Along with the layer of electronically screened voices, the usual androgynous vocals murmur in Air's familiar analog ennui. More ascetic than their usual fare, Air's cathedral reverb positions the music between stone slabs and rain. Despite all the cold and quiet, I'm still bobbing my head because this music is beguilingly rhythmic and a little bit (just a teeny tiny bit in that weird noodling way that whacked-out hippies dance) bootylicious—there is a palpable groove. Above all, the subversively widening sonic intervals of volume swells and a subtle layering of instruments reveal the depth of the songs, opening each up like a hidden hole with a mysterious abyss of possibilities. Exciting!

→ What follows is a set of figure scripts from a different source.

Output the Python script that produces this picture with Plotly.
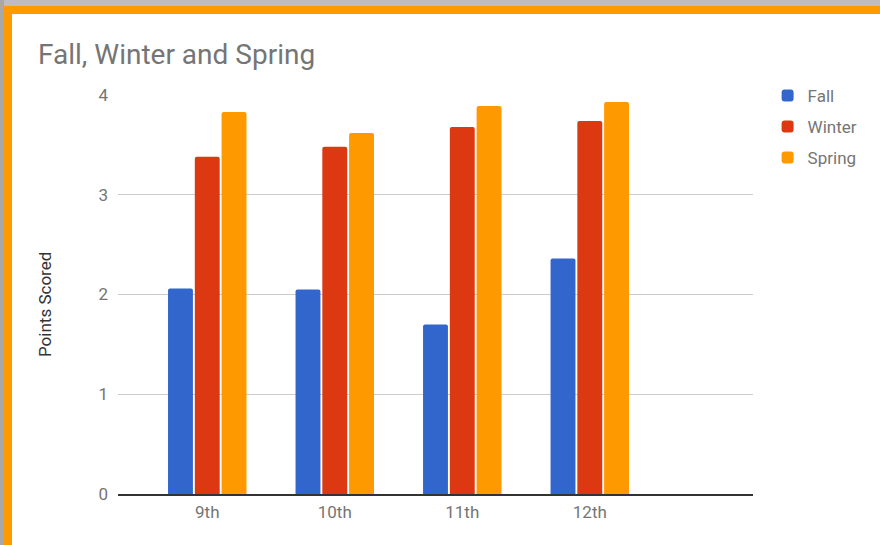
import plotly.graph_objects as go

# grades and the three terms
grades = ["9th", "10th", "11th", "12th"]
fall = [2.06, 2.05, 1.70, 2.36]
winter = [3.38, 3.48, 3.68, 3.74]
spring = [3.83, 3.62, 3.89, 3.93]

W, H = 880, 545
ml, mr, mt, mb = 118, 127, 95, 51
pw = W - ml - mr
ph = H - mt - mb

def px_x(x):
    return (x - ml) / pw

def px_y(y):
    return (H - mb - y) / ph

fig = go.Figure()
fig.add_trace(go.Bar(x=grades, y=fall, name="Fall", marker_color="#3366cc", legendgroup="a"))
fig.add_trace(go.Bar(x=grades, y=winter, name="Winter", marker_color="#dc3912", legendgroup="b"))
fig.add_trace(go.Bar(x=grades, y=spring, name="Spring", marker_color="#ff9900", legendgroup="c"))

fig.update_traces(marker_cornerradius=2, marker_line_width=0)

# screenshot frame: gray strip + orange border
shapes = [
    dict(type="rect", xref="paper", yref="paper", x0=px_x(0), x1=px_x(W), y0=px_y(0), y1=px_y(6),
         fillcolor="#bdbdbd", line_width=0),
    dict(type="rect", xref="paper", yref="paper", x0=px_x(0), x1=px_x(4), y0=px_y(0), y1=px_y(H),
         fillcolor="#a8a8a8", line_width=0),
    dict(type="rect", xref="paper", yref="paper", x0=px_x(4), x1=px_x(W), y0=px_y(6), y1=px_y(14),
         fillcolor="#ff9900", line_width=0),
    dict(type="rect", xref="paper", yref="paper", x0=px_x(4), x1=px_x(12), y0=px_y(6), y1=px_y(H),
         fillcolor="#ff9900", line_width=0),
]

fig.update_layout(
    width=W, height=H,
    margin=dict(l=ml, r=mr, t=mt, b=mb, autoexpand=False),
    paper_bgcolor="white", plot_bgcolor="white",
    font=dict(family="Roboto", color="#757575", size=17),
    title=dict(text="Fall, Winter and Spring", font=dict(size=28, color="#757575"),
               xref="container", yref="container", x=38 / W, xanchor="left",
               y=1 - 54 / H, yanchor="middle"),
    barmode="group", bargap=0.37, bargroupgap=0.07,
    shapes=shapes,
    legend=dict(x=1.023, y=1.043, xanchor="left", yanchor="top", tracegroupgap=6,
                font=dict(size=17, color="#757575")),
    annotations=[dict(text="Points Scored", textangle=-90, xref="paper", yref="paper",
                      x=px_x(45), y=px_y(305), xanchor="center", yanchor="middle",
                      showarrow=False, font=dict(size=17, color="#333333"))],
)

fig.update_xaxes(range=[-0.7, 4.28], showline=True, linecolor="#333333", linewidth=1.5,
                 showgrid=False, ticks="", ticklabelstandoff=2)
fig.update_yaxes(range=[0, 4], dtick=1, showgrid=True, gridcolor="#cccccc", zeroline=False,
                 ticklabelstandoff=9)

fig.write_html("out.html", config={"displayModeBar": False},
               post_script="document.body.style.margin='0';document.body.style.overflow='hidden';")
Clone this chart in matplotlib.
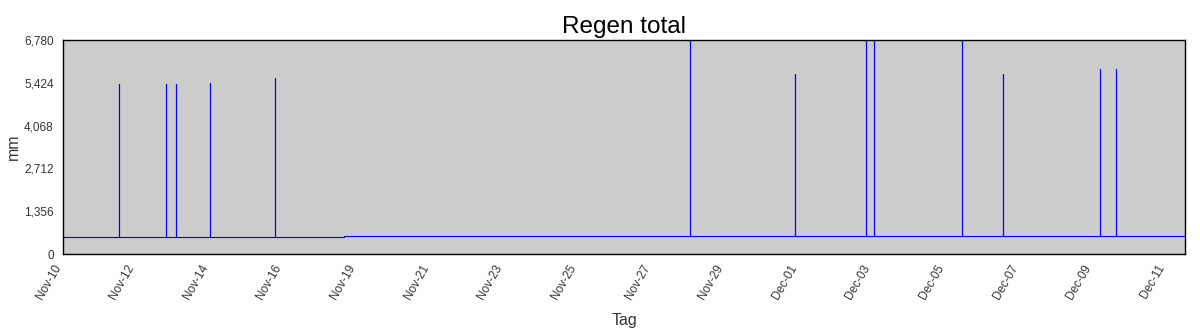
import numpy as np
import pandas as pd
import matplotlib
matplotlib.use("Agg")
import matplotlib.pyplot as plt
from matplotlib.ticker import FuncFormatter

plt.rcParams['font.family'] = ['Liberation Sans', 'DejaVu Sans']

# data
start = "2023-11-10 00:00"
end = "2023-12-11 11:30"
gap_start = "2023-11-17 15:00"   # no samples in between
gap_end = "2023-11-18 15:00"
base_before = 545
base_after = 575

spike_times = ["2023-11-11 12:30", "2023-11-12 19:10", "2023-11-13 01:40",
               "2023-11-13 23:45", "2023-11-15 18:15", "2023-11-28 01:00",
               "2023-11-30 21:00", "2023-12-02 19:10", "2023-12-03 00:25",
               "2023-12-05 09:50", "2023-12-06 13:00", "2023-12-09 03:50",
               "2023-12-09 14:20"]
spike_values = [5400, 5400, 5400, 5430, 5560, 7400, 5717, 7400, 7400,
                7400, 5717, 5845, 5845]

tick_dates = ["2023-11-10", "2023-11-12", "2023-11-14", "2023-11-16",
              "2023-11-19", "2023-11-21", "2023-11-23", "2023-11-25",
              "2023-11-27", "2023-11-29", "2023-12-01", "2023-12-03",
              "2023-12-05", "2023-12-07", "2023-12-09", "2023-12-11"]

y_max = 6780

t0 = pd.Timestamp(start)
g0 = pd.Timestamp(gap_start)
g1 = pd.Timestamp(gap_end)


def to_pos(t):
    # sample axis: time in days, with the missing stretch removed
    t = pd.Timestamp(t)
    d = (t - t0) / pd.Timedelta(days=1)
    if t >= g1:
        d -= (g1 - g0) / pd.Timedelta(days=1)
    return d


def base(t):
    return base_before if pd.Timestamp(t) < g0 else base_after


xs = [to_pos(start)]
ys = [base_before]
for t, v in zip(spike_times, spike_values):
    if pd.Timestamp(t) > g1 and ys[-1] == base_before:
        xs += [to_pos(gap_start), to_pos(gap_end)]
        ys += [base_before, base_after]
    b = base(t)
    xs += [to_pos(t), to_pos(t), to_pos(t)]
    ys += [b, v, b]
xs.append(to_pos(end))
ys.append(base_after)

fig = plt.figure(figsize=(12, 3.33), dpi=100)
ax = fig.add_axes([0.0528, 0.237, 0.9347, 0.643])
ax.set_facecolor("#cccccc")
ax.plot(xs, ys, color="#0000ff", linewidth=0.8)

ax.set_xlim(to_pos(start), to_pos(end))
ax.set_ylim(0, y_max)
ax.set_yticks(np.linspace(0, y_max, 6))
ax.yaxis.set_major_formatter(FuncFormatter(lambda v, p: f"{v:,.0f}"))
ax.set_xticks([to_pos(d) for d in tick_dates])
ax.set_xticklabels([pd.Timestamp(d).strftime("%b-%d") for d in tick_dates],
                   rotation=60, ha="right", rotation_mode="default")

ax.tick_params(axis="both", length=0, labelsize=8.5, labelcolor="#333333")
ax.tick_params(axis="y", pad=7)
ax.tick_params(axis="x", pad=6)
for s in ax.spines.values():
    s.set_linewidth(1.0)
    s.set_color("black")

ax.set_title("Regen total", fontsize=17.5, pad=5)
ax.set_xlabel("Tag", fontsize=11.5, color="#333333", labelpad=8)
ax.set_ylabel("mm", fontsize=11.5, color="#333333", labelpad=2)

fig.savefig("out.png", dpi=100)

Opening tracks are usually my favorite 'cos first impressions are important to me, and "Space Maker" snags my ear right away. The song's got an icy tautness—not impersonal, just chill to the touch like a sharp breeze. The hollowness of an amplified cowbell taps as steady as dripping water in the cavernous space of the song, altogether creating an ethereal sound. Seemingly an unlikely pair, "One Hell of a Party" features Pulp's Jarvis Cocker crooning rough about a melancholic morning-after. Cocker lays it out with masculine tenderness, and scruffs it up with a tuned-tight koto plucking and strumming brokenly in a slightly pentatonic scale, showing what it feels like to be "strung out with nothing left to say." The album also features Neil Hannon from The Divine Comedy, another Britpop luminary, on "Somewhere Between Waking and Sleeping" 'cos mourning is best heard through a British inflection. Shifting gears in the upbeat "Mer du Japon," the album truly shines in the striking break mid-song where "Mer du Japon" cracks open and swishes in with the sound of pulling surf. It follows with a glimmering piano moment that complements the sound clip perfectly like light reflecting off water. The koto brings in the muted siren of the two notes on the keyboard synthesizer, and we're back to the beat.

Pocket Symphony has a lot to give in a cleaner way, and the sound of Air's newest release is equivalent to the sight of polished and gleaming ivory. After working with Sofia Coppola on The Virgin Suicides and Lost In Translation as well as with Charlotte Gainsbourg on 5:55 and even scoring a ballet for Angelin Prejocaj, side projects seem to have influenced the group's idea of space, with a focus more on emptying that space than filling it. And I say good for them—it gives the music more room for air to move through.